За окном парижских апартаментов, где нынче обитали наши особы графского достоинства, уже вовсю доносился гул грядущих перемен, доносились слухи о дерзких выходках бунтарей, подобных Бакунину, но Луиза Карловна и её дочь Анна Михайловна ввечеру почти каждого дня велели прислуге занавесить окна и, внимая гоголевской проповеди, желали продолжать находиться в мире высоких устремлений, противопоставленном миру низкого бунта.
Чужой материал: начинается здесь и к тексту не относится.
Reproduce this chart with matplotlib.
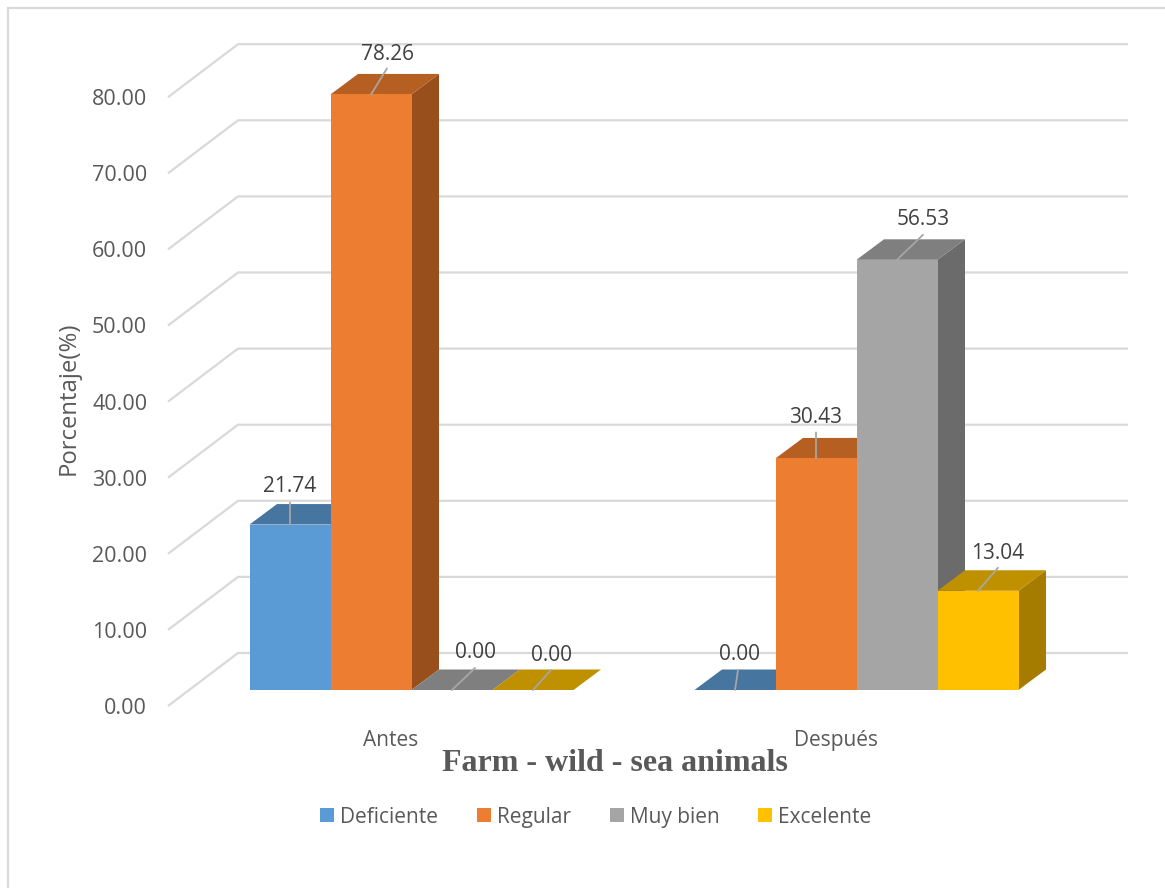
# 3D looking clustered columns, built by hand on a flat axes.

import matplotlib
matplotlib.use("Agg")
import matplotlib.pyplot as plt
from matplotlib.patches import Patch, Polygon, Rectangle

# Chart data.
categories = ["Antes", "Después"]
series_names = ["Deficiente", "Regular", "Muy bien", "Excelente"]
deficiente = [21.74, 0.00]
regular = [78.26, 30.43]
muy_bien = [0.00, 56.53]
excelente = [0.00, 13.04]
y_ticks = [0, 10, 20, 30, 40, 50, 60, 70, 80]

# Colours per series: front, top, side.
front_colors = ["#5B9BD5", "#ED7D31", "#A5A5A5", "#FFC000"]
top_colors = ["#4675A0", "#B55F22", "#7F7F7F", "#BF9000"]
side_colors = ["#3F6A92", "#984F1C", "#6B6B6B", "#A67C00"]

# Leader end and label centre, in pixels from the middle of the bar's top front edge.
leader_ends = [[(0, 22), (3, 20)], [(16, 26), (0, 26)], [(23, 22), (26, 25)], [(18, 20), (20, 23)]]
label_offsets = [[(0, 38), (4, 36)], [(16, 40), (0, 41)], [(24, 38), (26, 40)], [(18, 35), (20, 37)]]

W, H = 1165, 888
PX_X = 445.0  # pixels per category
PX_Y = 7.61  # pixels per percent
FRONT_X, FRONT_Y = 168, 706
TEXT = "#595959"
GRID = "#D9D9D9"

plt.rcParams["font.family"] = ["Open Sans", "DejaVu Sans"]

fig = plt.figure(figsize=(W / 100, H / 100), dpi=100)
ax = fig.add_axes([FRONT_X / W, (H - FRONT_Y) / H, 2 * PX_X / W, 80 * PX_Y / H])
ax.set_xlim(0, 2)
ax.set_ylim(0, 80)
for spine in ax.spines.values():
    spine.set_visible(False)
ax.patch.set_visible(False)

# Walls: full depth of the box and the depth of a bar, in data units.
wall_dx, wall_dy = 70 / PX_X, 53 / PX_Y
bar_dx, bar_dy = 27.5 / PX_X, 20.5 / PX_Y
inset_x, inset_y = 21 / PX_X, 16 / PX_Y
bar_w = 81 / PX_X
group_pad = 60.5 / PX_X

for tick in y_ticks:
    ax.plot([0, wall_dx, 2 + wall_dx], [tick, tick + wall_dy, tick + wall_dy],
            color=GRID, lw=1.6, clip_on=False, zorder=1,
            solid_joinstyle="miter", solid_capstyle="butt")

ax.set_yticks(y_ticks)
ax.set_yticklabels([f"{t:.2f}" for t in y_ticks], fontsize=15.5, color=TEXT)
ax.tick_params(axis="y", length=0, pad=15)
ax.set_xticks([i + 0.5 for i in range(len(categories))])
ax.set_xticklabels(categories, fontsize=15, color=TEXT)
ax.tick_params(axis="x", length=0, pad=17.5)
ax.set_ylabel("Porcentaje(%)", fontsize=17.2, color=TEXT)
ax.yaxis.set_label_coords((81 - FRONT_X) / (2 * PX_X), (706 - 398) / (80 * PX_Y))

# Bars, painted left to right so each front hides the side before it.
values = [deficiente, regular, muy_bien, excelente]
for c in range(len(categories)):
    for s in range(len(series_names)):
        val = values[s][c]
        x0 = c + inset_x + group_pad + s * bar_w
        x1 = x0 + bar_w
        y0 = inset_y
        y1 = inset_y + val
        z = 3 + c * 10 + s
        ax.add_patch(Polygon([(x1, y0), (x1 + bar_dx, y0 + bar_dy), (x1 + bar_dx, y1 + bar_dy), (x1, y1)],
                             fc=side_colors[s], ec="none", clip_on=False, zorder=z))
        ax.add_patch(Polygon([(x0, y1), (x0 + bar_dx, y1 + bar_dy), (x1 + bar_dx, y1 + bar_dy), (x1, y1)],
                             fc=top_colors[s], ec="none", clip_on=False, zorder=z))
        ax.add_patch(Polygon([(x0, y0), (x1, y0), (x1, y1), (x0, y1)],
                             fc=front_colors[s], ec="none", clip_on=False, zorder=z))

# Leaders and data labels go above all bars.
for c in range(len(categories)):
    for s in range(len(series_names)):
        val = values[s][c]
        mid = c + inset_x + group_pad + (s + 0.5) * bar_w
        top = inset_y + val
        ax.annotate("", xy=(mid, top), xycoords="data", xytext=leader_ends[s][c],
                    textcoords=("offset pixels"),
                    arrowprops=dict(arrowstyle="-", color="#A6A6A6", lw=1.3, shrinkA=0, shrinkB=0),
                    annotation_clip=False, zorder=50)
        ax.annotate(f"{val:.2f}", xy=(mid, top), xytext=label_offsets[s][c], textcoords="offset pixels",
                    ha="center", va="center", fontsize=15, color="#404040",
                    annotation_clip=False, zorder=51)

fig.text(615 / W, 1 - 763 / H, "Farm - wild - sea animals", family="Liberation Serif",
         fontweight="bold", fontsize=23, color=TEXT, ha="center", va="center", zorder=60)

handles = [Patch(fc=col, ec="none") for col in front_colors]
fig.legend(handles, series_names, loc="center", bbox_to_anchor=(596 / W, 1 - 817 / H), ncol=4,
           frameon=False, prop={"size": 15}, labelcolor=TEXT, handlelength=0.67, handleheight=0.67,
           handletextpad=0.3, columnspacing=1.85)

# Chart frame, running off the right and bottom edges of the picture.
fig.add_artist(Rectangle((8 / W, -0.1), 1.2, 1.1 - 8 / H, transform=fig.transFigure,
                         fc="none", ec=GRID, lw=1.6))

fig.savefig("out.png", dpi=100)
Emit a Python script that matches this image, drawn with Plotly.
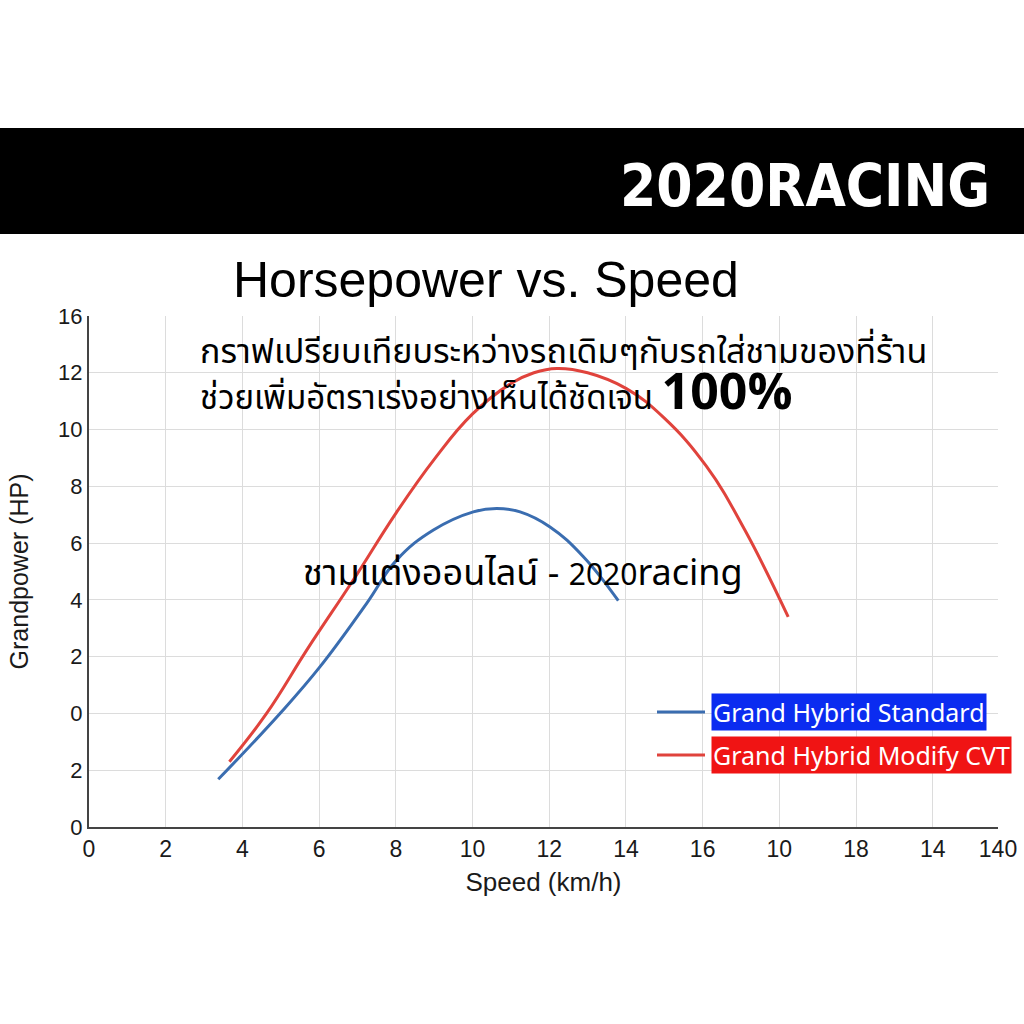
import plotly.graph_objects as go

# ---- data ----
std_speed = [3.37, 4.98, 6.02, 7.24, 8.02, 8.98, 10.02, 10.63, 11.24, 12.02, 12.89, 13.80]
std_power = [1.68, 4.00, 5.64, 7.88, 9.40, 10.46, 11.10, 11.22, 11.10, 10.57, 9.52, 7.97]

mod_speed = [3.66, 4.63, 5.71, 6.89, 8.00, 9.00, 10.00, 11.00, 11.60, 12.20, 13.00, 14.00, 15.00, 16.10, 17.10, 18.23]
mod_power = [2.30, 4.00, 6.30, 8.70, 11.05, 12.95, 14.55, 15.62, 16.00, 16.15, 16.00, 15.45, 14.40, 12.70, 10.46, 7.40]

x_tick_vals = [0, 2, 4, 6, 8, 10, 12, 14, 16, 18, 20, 22, 23.7]
x_tick_text = ["0", "2", "4", "6", "8", "10", "12", "14", "16", "10", "18", "14", "140"]
y_tick_vals = [0, 2, 4, 6, 8, 10, 12, 14, 16, 18]
y_tick_text = ["0", "2", "0", "2", "4", "6", "8", "10", "12", "16"]

series_names = ["Grand Hybrid Standard", "Grand Hybrid Modify CVT"]
line_colors = ["#3a6db0", "#e0433c"]
box_colors = ["#0b2cf0", "#f01414"]

# ---- layout geometry (pixels) ----
W, H = 1024, 1024
L, R, T, B = 89, 998, 316, 827


def px(xp):
    return (xp - L) / (R - L)


def py(yp):
    return (B - yp) / (B - T)


fig = go.Figure()
fig.add_trace(go.Scatter(x=std_speed, y=std_power, mode="lines", name=series_names[0],
                         line=dict(color=line_colors[0], width=3, shape="spline", smoothing=1.2)))
fig.add_trace(go.Scatter(x=mod_speed, y=mod_power, mode="lines", name=series_names[1],
                         line=dict(color=line_colors[1], width=3, shape="spline", smoothing=1.2)))

shapes = [
    dict(type="rect", xref="paper", yref="paper", x0=px(0), x1=px(W), y0=py(234), y1=py(128),
         fillcolor="black", line=dict(width=0), layer="below"),
]
# legend sample lines
for i, yy in enumerate([712, 755]):
    shapes.append(dict(type="line", xref="paper", yref="paper", x0=px(657), x1=px(705),
                       y0=py(yy), y1=py(yy), line=dict(color=line_colors[i], width=3)))

thai_font = "Noto Sans Thai, Noto Sans, sans-serif"
annotations = [
    dict(text="<b>2020RACING</b>", xref="paper", yref="paper", x=px(992), y=py(186),
         xanchor="right", yanchor="middle", showarrow=False,
         font=dict(family="DejaVu Sans Condensed, Roboto, sans-serif", size=58, color="white")),
    dict(text="Horsepower vs. Speed", xref="paper", yref="paper", x=px(486), y=py(280),
         xanchor="center", yanchor="middle", showarrow=False,
         font=dict(family="Liberation Sans, Arial", size=50, color="black")),
    dict(text="กราฟเปรียบเทียบระหว่างรถเดิมๆกับรถใส่ชามของที่ร้าน", xref="paper", yref="paper",
         x=px(198), y=py(352), xanchor="left", yanchor="middle", showarrow=False,
         font=dict(family=thai_font, size=34, color="black")),
    dict(text="ช่วยเพิ่มอัตราเร่งอย่างเห็นได้ชัดเจน <b><span style='font-size:50px'>100%</span></b>",
         xref="paper", yref="paper",
         x=px(198), y=py(394), xanchor="left", yanchor="middle", showarrow=False,
         font=dict(family=thai_font, size=33, color="black")),
    dict(text="ชามแต่งออนไลน์ - <span style='font-size:30px'>2020</span>racing", xref="paper", yref="paper",
         x=px(523), y=py(574), xanchor="center", yanchor="middle", showarrow=False,
         font=dict(family=thai_font, size=36, color="black")),
]
for i, yy in enumerate([712, 755]):
    annotations.append(dict(text=series_names[i], xref="paper", yref="paper",
                            x=px(711), y=py(yy), xanchor="left", yanchor="middle", showarrow=False,
                            bgcolor=box_colors[i], borderpad=1,
                            font=dict(family="Noto Sans, sans-serif", size=25, color="white")))

axis_font = dict(family="Liberation Sans, Arial", color="#1a1a1a")
fig.update_layout(
    width=W, height=H,
    margin=dict(l=L, r=W - R, t=T, b=H - B, autoexpand=False),
    paper_bgcolor="white", plot_bgcolor="white",
    showlegend=False,
    shapes=shapes, annotations=annotations,
    xaxis=dict(range=[0, 23.7], tickvals=x_tick_vals, ticktext=x_tick_text, automargin=False,
               showgrid=True, gridcolor="#dcdcdc", gridwidth=1,
               showline=True, linecolor="#444", linewidth=2, zeroline=False,
               ticks="", tickfont=dict(size=23, **axis_font),
               title=dict(text="Speed (km/h)", font=dict(size=26, **axis_font), standoff=12)),
    yaxis=dict(range=[0, 18], tickvals=y_tick_vals, ticktext=y_tick_text, automargin=False,
               showgrid=True, gridcolor="#dcdcdc", gridwidth=1,
               showline=True, linecolor="#444", linewidth=2, zeroline=False,
               ticks="", tickfont=dict(size=22, **axis_font),
               title=dict(text="Grandpower (HP)", font=dict(size=25, **axis_font), standoff=22)),
)

fig.write_html("out.html", config={"displayModeBar": False},
               post_script="document.body.style.margin='0';document.body.style.padding='0';")
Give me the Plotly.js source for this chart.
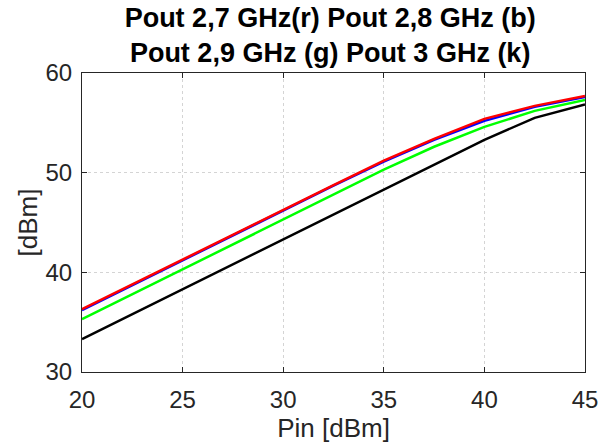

Гоголь, оказавшийся в предреволюционном Париже, был странным, инородным телом в энергичном механизме этого шального города, как и семейство Виельгорских, вышедшее из веков былого порядка, оказалось здесь в гостях, а не у себя дома. Но это семейство, да и некоторые другие аристократы находили в нынешнем Гоголе нечто такое, чего и сам он хотел теперь из себя являть, то есть высокого наставника. Это занимало господ аристократов, развеивало их тоску-печаль, что могла накатить вдруг, паче чаяния. А Гоголь, забывшись, входил в новую роль, отдаваясь ей. В этой роли он казался себе весьма искусным, достойным внимания и готовым к обретению новой Высоты.